## Start Given material
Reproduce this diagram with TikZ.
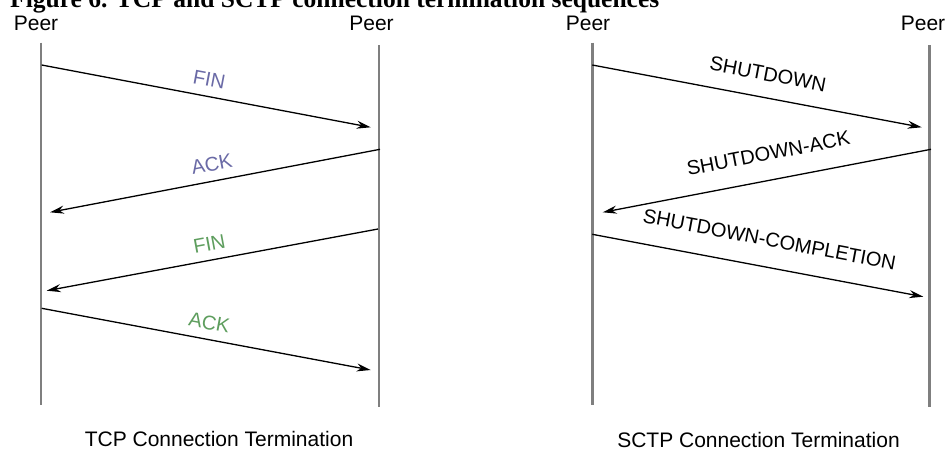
\documentclass[tikz,border=0pt]{standalone}
\usepackage{fontspec}
\setmainfont{Liberation Sans}
\newfontfamily\titlefont{Liberation Serif}
\usetikzlibrary{arrows.meta}
\definecolor{lifegray}{HTML}{7F7F7F}
\definecolor{msgblue}{HTML}{6A6AA6}
\definecolor{msggreen}{HTML}{5E9E5E}
\begin{document}
\begin{tikzpicture}[x=1pt,y=-1pt,
  lifeline/.style={draw=lifegray,line width=2.6pt},
  msg/.style={draw=black,line width=1.3pt,-{Stealth[length=14pt,width=8pt]}},
  lbl/.style={font=\fontsize{20}{20}\selectfont,sloped,above=9pt,inner sep=0pt},
  peer/.style={font=\fontsize{21}{21}\selectfont,inner sep=0pt},
  captext/.style={font=\fontsize{21}{21}\selectfont,inner sep=0pt}]
\useasboundingbox (0,0) rectangle (948,448);
\clip (0,0) rectangle (948,448);
\fill[white] (0,0) rectangle (948,448);
\node[anchor=base west,inner sep=0pt,font=\titlefont\bfseries\fontsize{25.5}{25.5}\selectfont] (title) at (10,7.5) {Figure 6. TCP and SCTP connection termination sequences};
% TCP
\node[peer] (p1) at (36,23) {Peer};
\node[peer] (p2) at (371.5,23) {Peer};
\coordinate (l1t) at (41,42.7); \coordinate (l1b) at (41,405);
\coordinate (r1t) at (379,45); \coordinate (r1b) at (379,406.7);
\draw[lifeline] (l1t) -- (l1b);
\draw[lifeline] (r1t) -- (r1b);
\coordinate (a1s) at (41.7,65); \coordinate (a1e) at (370.7,127.3);
\coordinate (a2s) at (380,149.3); \coordinate (a2e) at (50,212.3);
\coordinate (a3s) at (378,229); \coordinate (a3e) at (46.7,290.7);
\coordinate (a4s) at (41.7,308.3); \coordinate (a4e) at (370.7,370);
\draw[msg] (a1s) -- node[lbl,text=msgblue] (t1) {FIN} (a1e);
\draw[msg] (a2s) -- node[lbl,text=msgblue] (t2) {ACK} (a2e);
\draw[msg] (a3s) -- node[lbl,text=msggreen] (t3) {FIN} (a3e);
\draw[msg] (a4s) -- node[lbl,text=msggreen] (t4) {ACK} (a4e);
\node[captext] (c1) at (219,439) {TCP Connection Termination};
% SCTP
\node[peer] (p3) at (588,23) {Peer};
\node[peer] (p4) at (923,23) {Peer};
\coordinate (l2t) at (592.3,42.7); \coordinate (l2b) at (592.3,405);
\coordinate (r2t) at (929.3,45); \coordinate (r2b) at (929.3,406.7);
\draw[lifeline] (l2t) -- (l2b);
\draw[lifeline] (r2t) -- (r2b);
\coordinate (b1s) at (592.3,65); \coordinate (b1e) at (921.7,127.3);
\coordinate (b2s) at (931,149.3); \coordinate (b2e) at (602.7,212.3);
\coordinate (b3s) at (592.3,234.3); \coordinate (b3e) at (923.3,296.7);
\draw[msg] (b1s) -- node[lbl,above=7pt,pos=0.52] (s1) {SHUTDOWN} (b1e);
\draw[msg] (b2s) -- node[lbl,above=10pt,pos=0.48] (s2) {SHUTDOWN-ACK} (b2e);
\draw[msg] (b3s) -- node[lbl,above=11pt,pos=0.52] (s3) {SHUTDOWN-COMPLETION} (b3e);
\node[captext] (c2) at (758.5,439.5) {SCTP Connection Termination};
\end{tikzpicture}
\end{document}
## End Given material
> _What to produce_
Return the whole listing, word for word, and leave out every picture.

> _Written response_
Reproduce this diagram with TikZ.
\documentclass[tikz,border=0pt]{standalone}
\usepackage{fontspec}
\setmainfont{Liberation Sans}
\newfontfamily\titlefont{Liberation Serif}
\usetikzlibrary{arrows.meta}
\definecolor{lifegray}{HTML}{7F7F7F}
\definecolor{msgblue}{HTML}{6A6AA6}
\definecolor{msggreen}{HTML}{5E9E5E}
\begin{document}
\begin{tikzpicture}[x=1pt,y=-1pt,
  lifeline/.style={draw=lifegray,line width=2.6pt},
  msg/.style={draw=black,line width=1.3pt,-{Stealth[length=14pt,width=8pt]}},
  lbl/.style={font=\fontsize{20}{20}\selectfont,sloped,above=9pt,inner sep=0pt},
  peer/.style={font=\fontsize{21}{21}\selectfont,inner sep=0pt},
  captext/.style={font=\fontsize{21}{21}\selectfont,inner sep=0pt}]
\useasboundingbox (0,0) rectangle (948,448);
\clip (0,0) rectangle (948,448);
\fill[white] (0,0) rectangle (948,448);
\node[anchor=base west,inner sep=0pt,font=\titlefont\bfseries\fontsize{25.5}{25.5}\selectfont] (title) at (10,7.5) {Figure 6. TCP and SCTP connection termination sequences};
% TCP
\node[peer] (p1) at (36,23) {Peer};
\node[peer] (p2) at (371.5,23) {Peer};
\coordinate (l1t) at (41,42.7); \coordinate (l1b) at (41,405);
\coordinate (r1t) at (379,45); \coordinate (r1b) at (379,406.7);
\draw[lifeline] (l1t) -- (l1b);
\draw[lifeline] (r1t) -- (r1b);
\coordinate (a1s) at (41.7,65); \coordinate (a1e) at (370.7,127.3);
\coordinate (a2s) at (380,149.3); \coordinate (a2e) at (50,212.3);
\coordinate (a3s) at (378,229); \coordinate (a3e) at (46.7,290.7);
\coordinate (a4s) at (41.7,308.3); \coordinate (a4e) at (370.7,370);
\draw[msg] (a1s) -- node[lbl,text=msgblue] (t1) {FIN} (a1e);
\draw[msg] (a2s) -- node[lbl,text=msgblue] (t2) {ACK} (a2e);
\draw[msg] (a3s) -- node[lbl,text=msggreen] (t3) {FIN} (a3e);
\draw[msg] (a4s) -- node[lbl,text=msggreen] (t4) {ACK} (a4e);
\node[captext] (c1) at (219,439) {TCP Connection Termination};
% SCTP
\node[peer] (p3) at (588,23) {Peer};
\node[peer] (p4) at (923,23) {Peer};
\coordinate (l2t) at (592.3,42.7); \coordinate (l2b) at (592.3,405);
\coordinate (r2t) at (929.3,45); \coordinate (r2b) at (929.3,406.7);
\draw[lifeline] (l2t) -- (l2b);
\draw[lifeline] (r2t) -- (r2b);
\coordinate (b1s) at (592.3,65); \coordinate (b1e) at (921.7,127.3);
\coordinate (b2s) at (931,149.3); \coordinate (b2e) at (602.7,212.3);
\coordinate (b3s) at (592.3,234.3); \coordinate (b3e) at (923.3,296.7);
\draw[msg] (b1s) -- node[lbl,above=7pt,pos=0.52] (s1) {SHUTDOWN} (b1e);
\draw[msg] (b2s) -- node[lbl,above=10pt,pos=0.48] (s2) {SHUTDOWN-ACK} (b2e);
\draw[msg] (b3s) -- node[lbl,above=11pt,pos=0.52] (s3) {SHUTDOWN-COMPLETION} (b3e);
\node[captext] (c2) at (758.5,439.5) {SCTP Connection Termination};
\end{tikzpicture}
\end{document}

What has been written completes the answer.